***** Recorded data *****

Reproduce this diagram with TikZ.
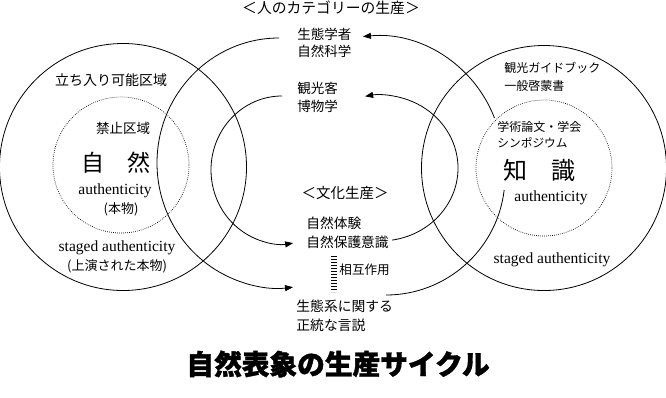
\documentclass[tikz,border=0pt]{standalone}
\usepackage{fontspec}
\setmainfont{Noto Sans CJK JP}
\newfontfamily\serifen{Liberation Serif}
\usetikzlibrary{arrows.meta}
\newcommand{\fs}[1]{\fontsize{#1}{#1}\selectfont}
\begin{document}
\begin{tikzpicture}[x=1pt,y=-1pt,line width=0.8pt,
  lbl/.style={inner sep=0pt},
  lw/.style={inner sep=0pt,anchor=west},
  en/.style={inner sep=0pt,font=\serifen\fs{15.5}},
  ring/.style={draw,line width=0.8pt},
  dotring/.style={draw,line width=0.7pt,dash pattern=on 0.7pt off 1.3pt},
  arr/.style={draw,line width=0.8pt,-{Triangle[length=8pt,width=6pt]}},
  ladder/.style={draw,line width=6pt,dash pattern=on 0.8pt off 2.2pt}
]
\useasboundingbox (0,0) rectangle (666,397);
% circles
\draw[ring] (123,167) circle[radius=123.5];
\draw[ring] (544,168) circle[radius=122.5];
\draw[dotring] (121,165) circle[radius=68];
\draw[dotring] (544,168) circle[radius=68];
% arc anchors
\coordinate (aS) at (279,38);
\coordinate (bS) at (282,96);
\coordinate (cS) at (494.5,118.1);
\coordinate (dS) at (392.2,240.1);
\coordinate (eS) at (386,295);
\draw[arr] (aS) arc[start angle=-90,end angle=-276.6,x radius=122,y radius=125];
\draw[arr] (bS) arc[start angle=-90,end angle=-279,x radius=71,y radius=74];
\draw[arr] (cS) arc[start angle=-21,end angle=-95.4,radius=128];
\draw[arr] (dS) arc[start angle=81,end angle=-101,x radius=78,y radius=73];
\draw[ring] (eS) arc[start angle=90,end angle=6.8,radius=119];
% ladder
\coordinate (lT) at (334,256);
\coordinate (lB) at (334,292);
\draw[ladder] (lT) -- (lB);
% texts
\node[lbl,font=\fs{14.8}] (t1) at (331,8) {＜人のカテゴリーの生産＞};
\node[lw,font=\fs{13.5}] (c1) at (297,34) {生態学者};
\node[lw,font=\fs{13.5}] (c2) at (297,51) {自然科学};
\node[lw,font=\fs{13.5}] (c3) at (297,88) {観光客};
\node[lw,font=\fs{13.5}] (c4) at (297,106) {博物学};
\node[lbl,font=\fs{14.5}] (t2) at (345,193) {＜文化生産＞};
\node[lw,font=\fs{13.7}] (m1) at (306,223) {自然体験};
\node[lw,font=\fs{13.7}] (m2) at (306,242) {自然保護意識};
\node[lw,font=\fs{12.6}] (m3) at (339,270) {相互作用};
\node[lw,font=\fs{13.8}] (m4) at (296,306) {生態系に関する};
\node[lw,font=\fs{13.8}] (m5) at (296,325) {正統な言説};
% left
\node[lbl,font=\fs{14}] (l1) at (111,80) {立ち入り可能区域};
\node[lbl,font=\fs{13.5}] (l2) at (123,128) {禁止区域};
\node[lbl,font=\fs{23}] (l3) at (116,163) {自　然};
\node[en] (l4) at (115,191) {authenticity};
\node[lbl,font=\fs{13}] (l5) at (121,209) {(本物)};
\node[en] (l6) at (117,248) {staged authenticity};
\node[lbl,font=\fs{13}] (l7) at (117,266) {(上演された本物)};
% right
\node[lw,font=\fs{12}] (r1) at (504,68) {観光ガイドブック};
\node[lw,font=\fs{12}] (r2) at (504,86) {一般啓蒙書};
\node[lw,font=\fs{12}] (r3) at (497,127) {学術論文・学会};
\node[lw,font=\fs{11.7}] (r4) at (497,143) {シンポジウム};
\node[lbl,font=\fs{24}] (r5) at (539,170) {知　識};
\node[en] (r6) at (551,198) {authenticity};
\node[en] (r7) at (552,260) {staged authenticity};
% title
\node[lbl,font=\bfseries\addfontfeature{FakeBold=1.3}\fs{27.7}] (ttl) at (338,364) {自然表象の生産サイクル};
\end{tikzpicture}
\end{document}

*****

Objective: Leave the images out and output the remaining material exactly as it stands.

Task solution:
Reproduce this diagram with TikZ.
\documentclass[tikz,border=0pt]{standalone}
\usepackage{fontspec}
\setmainfont{Noto Sans CJK JP}
\newfontfamily\serifen{Liberation Serif}
\usetikzlibrary{arrows.meta}
\newcommand{\fs}[1]{\fontsize{#1}{#1}\selectfont}
\begin{document}
\begin{tikzpicture}[x=1pt,y=-1pt,line width=0.8pt,
  lbl/.style={inner sep=0pt},
  lw/.style={inner sep=0pt,anchor=west},
  en/.style={inner sep=0pt,font=\serifen\fs{15.5}},
  ring/.style={draw,line width=0.8pt},
  dotring/.style={draw,line width=0.7pt,dash pattern=on 0.7pt off 1.3pt},
  arr/.style={draw,line width=0.8pt,-{Triangle[length=8pt,width=6pt]}},
  ladder/.style={draw,line width=6pt,dash pattern=on 0.8pt off 2.2pt}
]
\useasboundingbox (0,0) rectangle (666,397);
% circles
\draw[ring] (123,167) circle[radius=123.5];
\draw[ring] (544,168) circle[radius=122.5];
\draw[dotring] (121,165) circle[radius=68];
\draw[dotring] (544,168) circle[radius=68];
% arc anchors
\coordinate (aS) at (279,38);
\coordinate (bS) at (282,96);
\coordinate (cS) at (494.5,118.1);
\coordinate (dS) at (392.2,240.1);
\coordinate (eS) at (386,295);
\draw[arr] (aS) arc[start angle=-90,end angle=-276.6,x radius=122,y radius=125];
\draw[arr] (bS) arc[start angle=-90,end angle=-279,x radius=71,y radius=74];
\draw[arr] (cS) arc[start angle=-21,end angle=-95.4,radius=128];
\draw[arr] (dS) arc[start angle=81,end angle=-101,x radius=78,y radius=73];
\draw[ring] (eS) arc[start angle=90,end angle=6.8,radius=119];
% ladder
\coordinate (lT) at (334,256);
\coordinate (lB) at (334,292);
\draw[ladder] (lT) -- (lB);
% texts
\node[lbl,font=\fs{14.8}] (t1) at (331,8) {＜人のカテゴリーの生産＞};
\node[lw,font=\fs{13.5}] (c1) at (297,34) {生態学者};
\node[lw,font=\fs{13.5}] (c2) at (297,51) {自然科学};
\node[lw,font=\fs{13.5}] (c3) at (297,88) {観光客};
\node[lw,font=\fs{13.5}] (c4) at (297,106) {博物学};
\node[lbl,font=\fs{14.5}] (t2) at (345,193) {＜文化生産＞};
\node[lw,font=\fs{13.7}] (m1) at (306,223) {自然体験};
\node[lw,font=\fs{13.7}] (m2) at (306,242) {自然保護意識};
\node[lw,font=\fs{12.6}] (m3) at (339,270) {相互作用};
\node[lw,font=\fs{13.8}] (m4) at (296,306) {生態系に関する};
\node[lw,font=\fs{13.8}] (m5) at (296,325) {正統な言説};
% left
\node[lbl,font=\fs{14}] (l1) at (111,80) {立ち入り可能区域};
\node[lbl,font=\fs{13.5}] (l2) at (123,128) {禁止区域};
\node[lbl,font=\fs{23}] (l3) at (116,163) {自　然};
\node[en] (l4) at (115,191) {authenticity};
\node[lbl,font=\fs{13}] (l5) at (121,209) {(本物)};
\node[en] (l6) at (117,248) {staged authenticity};
\node[lbl,font=\fs{13}] (l7) at (117,266) {(上演された本物)};
% right
\node[lw,font=\fs{12}] (r1) at (504,68) {観光ガイドブック};
\node[lw,font=\fs{12}] (r2) at (504,86) {一般啓蒙書};
\node[lw,font=\fs{12}] (r3) at (497,127) {学術論文・学会};
\node[lw,font=\fs{11.7}] (r4) at (497,143) {シンポジウム};
\node[lbl,font=\fs{24}] (r5) at (539,170) {知　識};
\node[en] (r6) at (551,198) {authenticity};
\node[en] (r7) at (552,260) {staged authenticity};
% title
\node[lbl,font=\bfseries\addfontfeature{FakeBold=1.3}\fs{27.7}] (ttl) at (338,364) {自然表象の生産サイクル};
\end{tikzpicture}
\end{document}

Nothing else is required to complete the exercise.